DIRECTION
Look through the entries below and count the lines with the word "this" in them; give only the number.

STORED RECORDS
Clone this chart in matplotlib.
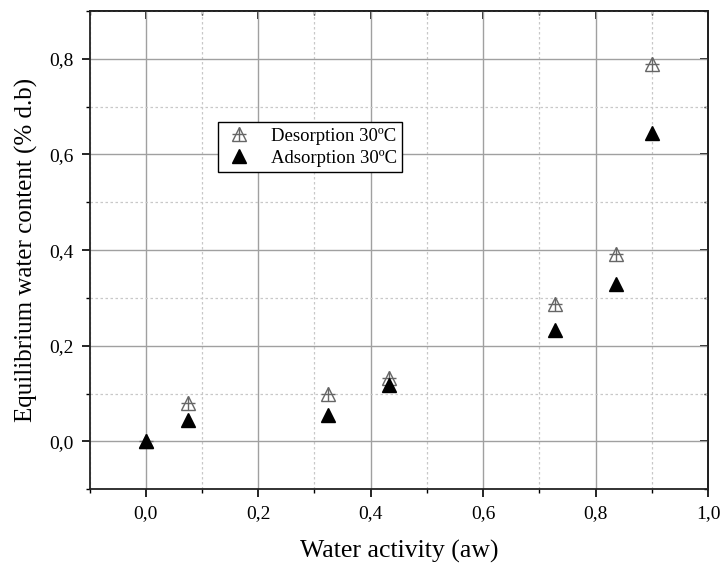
--
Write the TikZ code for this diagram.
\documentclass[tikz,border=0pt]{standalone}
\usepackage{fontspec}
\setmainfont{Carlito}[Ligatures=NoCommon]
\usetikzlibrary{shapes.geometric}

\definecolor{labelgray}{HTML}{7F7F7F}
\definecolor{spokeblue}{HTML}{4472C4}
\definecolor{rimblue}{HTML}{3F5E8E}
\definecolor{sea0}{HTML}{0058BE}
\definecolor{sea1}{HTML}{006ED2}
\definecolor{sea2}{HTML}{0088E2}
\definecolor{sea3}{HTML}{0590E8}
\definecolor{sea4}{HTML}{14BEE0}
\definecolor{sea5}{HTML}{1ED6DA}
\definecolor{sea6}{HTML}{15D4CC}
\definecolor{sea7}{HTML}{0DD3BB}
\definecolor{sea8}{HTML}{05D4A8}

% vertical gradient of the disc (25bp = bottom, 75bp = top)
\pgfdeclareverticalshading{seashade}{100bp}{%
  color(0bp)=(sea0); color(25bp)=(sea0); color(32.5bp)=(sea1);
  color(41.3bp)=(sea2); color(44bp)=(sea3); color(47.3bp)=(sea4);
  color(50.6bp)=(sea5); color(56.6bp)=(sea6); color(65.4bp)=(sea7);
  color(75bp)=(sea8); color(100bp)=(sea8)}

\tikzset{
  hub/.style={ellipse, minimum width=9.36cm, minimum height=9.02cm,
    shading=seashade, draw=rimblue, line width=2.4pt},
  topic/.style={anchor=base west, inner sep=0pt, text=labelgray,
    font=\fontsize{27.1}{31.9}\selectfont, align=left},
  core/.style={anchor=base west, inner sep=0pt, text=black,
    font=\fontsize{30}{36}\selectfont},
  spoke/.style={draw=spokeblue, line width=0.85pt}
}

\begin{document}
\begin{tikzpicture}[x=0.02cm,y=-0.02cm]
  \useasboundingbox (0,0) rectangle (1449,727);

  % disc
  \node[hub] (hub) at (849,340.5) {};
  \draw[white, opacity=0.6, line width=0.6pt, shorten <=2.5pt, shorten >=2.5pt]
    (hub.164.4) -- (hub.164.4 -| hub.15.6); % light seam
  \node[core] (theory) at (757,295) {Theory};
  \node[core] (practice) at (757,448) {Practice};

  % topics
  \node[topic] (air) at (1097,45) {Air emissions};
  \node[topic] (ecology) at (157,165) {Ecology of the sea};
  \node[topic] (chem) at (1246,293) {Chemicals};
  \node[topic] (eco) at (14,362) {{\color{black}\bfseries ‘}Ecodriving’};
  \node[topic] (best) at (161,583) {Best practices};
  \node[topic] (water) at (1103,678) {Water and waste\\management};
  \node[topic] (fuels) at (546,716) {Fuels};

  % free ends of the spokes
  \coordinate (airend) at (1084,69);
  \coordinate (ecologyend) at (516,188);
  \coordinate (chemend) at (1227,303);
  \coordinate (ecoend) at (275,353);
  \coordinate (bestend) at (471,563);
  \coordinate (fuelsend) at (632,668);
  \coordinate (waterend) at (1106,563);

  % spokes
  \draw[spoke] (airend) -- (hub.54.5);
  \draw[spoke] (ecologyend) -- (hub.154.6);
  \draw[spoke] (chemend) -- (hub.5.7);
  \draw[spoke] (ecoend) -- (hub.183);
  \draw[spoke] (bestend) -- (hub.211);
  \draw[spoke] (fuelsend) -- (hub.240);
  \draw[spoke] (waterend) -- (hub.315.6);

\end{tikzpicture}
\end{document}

ANSWER FOR THE TASK
2